‘Four Brothers’ a deliciously goofball winner – not my quote…who uses the word delicious to describe something other than food anyway? and hot girls?
When community staple Evelyn (Fionnula Flanagan) is gunned down ruthlessly in what appears to be a routine convenience store hold-up, her troubled, adopted sons Bobby (Mark Wahlberg), Angel (Tyrese Gibson), Jack (Garrett Hedlund), and Jeremiah (Andre Benjamin) return home to grieve. Seething with anger, Bobby is chomping at the bit to avenge his mother’s murder.
The obstacle is that the boys don’t know who committed the crime. Once they start looking for clues and stirring up trouble around their snowbound Detroit neighborhoods, they undercover a hornet’s nest of treachery, conspiracies, and bullets.
“Four Brothers” opens with moments of incredible emotion: Evelyn’s brutal murder, the funeral and unfortunate reunion of the brothers, and Bobby weeping privately in the bathroom. These are scenes that break ground on the film in such a way that promises notorious director John Singleton is going to take this path of grief and revenge very seriously.
That doesn’t last for long.
“Brothers” is a violent revenge fantasy (shades of the John Wayne film, “The Sons of Katie Elder”), but it borders one genre I didn’t expect: the cartoon. Singleton’s film is in the spirit of “Death Wish” and “Shaft,” or any other film where men shoot first, shoot again, then try to squeeze in some questions. It’s a film juiced with machismo, where women get in the way and homosexuality is the worst offense for a male. But somehow, somewhere, the normally unlikable Singleton finds a way to align this silly creation and whip up something highly entertaining out of ingredients that have ruined better films.

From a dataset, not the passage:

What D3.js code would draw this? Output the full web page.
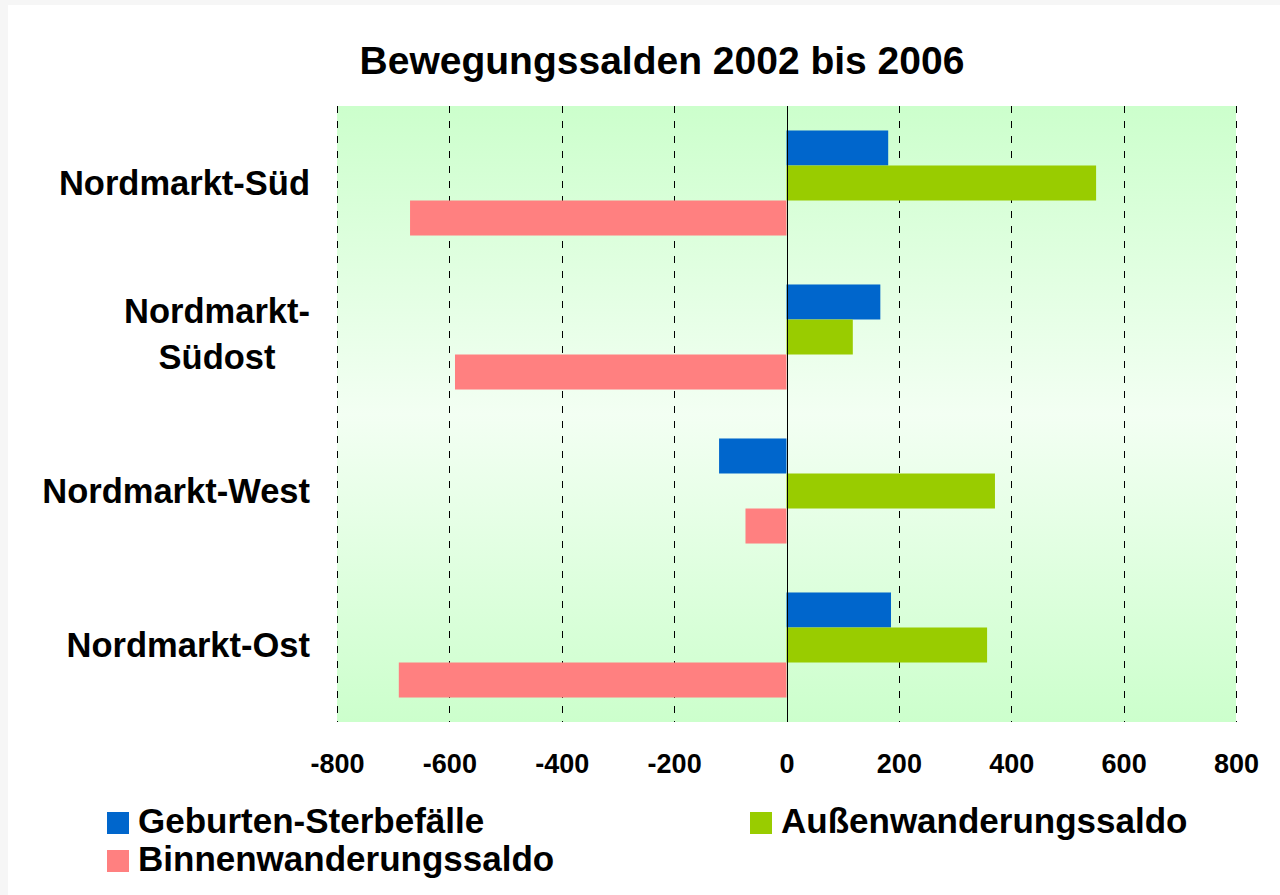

The way “Brothers” veers from sensitive drama to a Steven Seagal wannabe action film is something to behold, and actually warrants a matinee ticket just to witness. Singleton starts the insanity slowly by having the brothers routinely brandish weapons in public without reprimand, commit violent acts without a second thought, and quietly defy the local cops.
Soon enough, the last threads of subtlety found in the script are tossed out, with Bobby and the boys shooting up neighborhoods, openly telling the cops they don’t matter, and introducing a flamboyant pimp mastermind character named Sweet. It’s then and there that “Brothers” goes completely nutty, and it’s best to just hang on for the ride. Singleton, who has never managed to make a movie that didn’t fall completely apart, does “Brothers” a great favor by sticking so close to the lunacy. That’s the only way this film works: with at least one person who believes in it.
Running around the splendid winter locations are an unusual batch of actors. Tyrese Gibson and Andre Benjamin ooze cool and ease in their respective roles, leaving fourth brother, the nondescript Garrett Hedlund, in the dust. Terrence Howard shows up briefly as an interested cop, and gives the film a branch of hope in a forest of crime. And English actor Chiwetel Ejiofor certainly enjoys his time as the ruthless pimp the brothers are hunting. Ejiofor eats the screen with every opportunity.
But the fun of “Brothers” is reserved for Mark Wahlberg, who gives a full-throated back alley thug performance that’s as convincing as it is hilarious. I’ve never seen the iffy Wahlberg this loose onscreen before, and he provides the film’s highlights the way he constantly instigates brotherly love and mischief.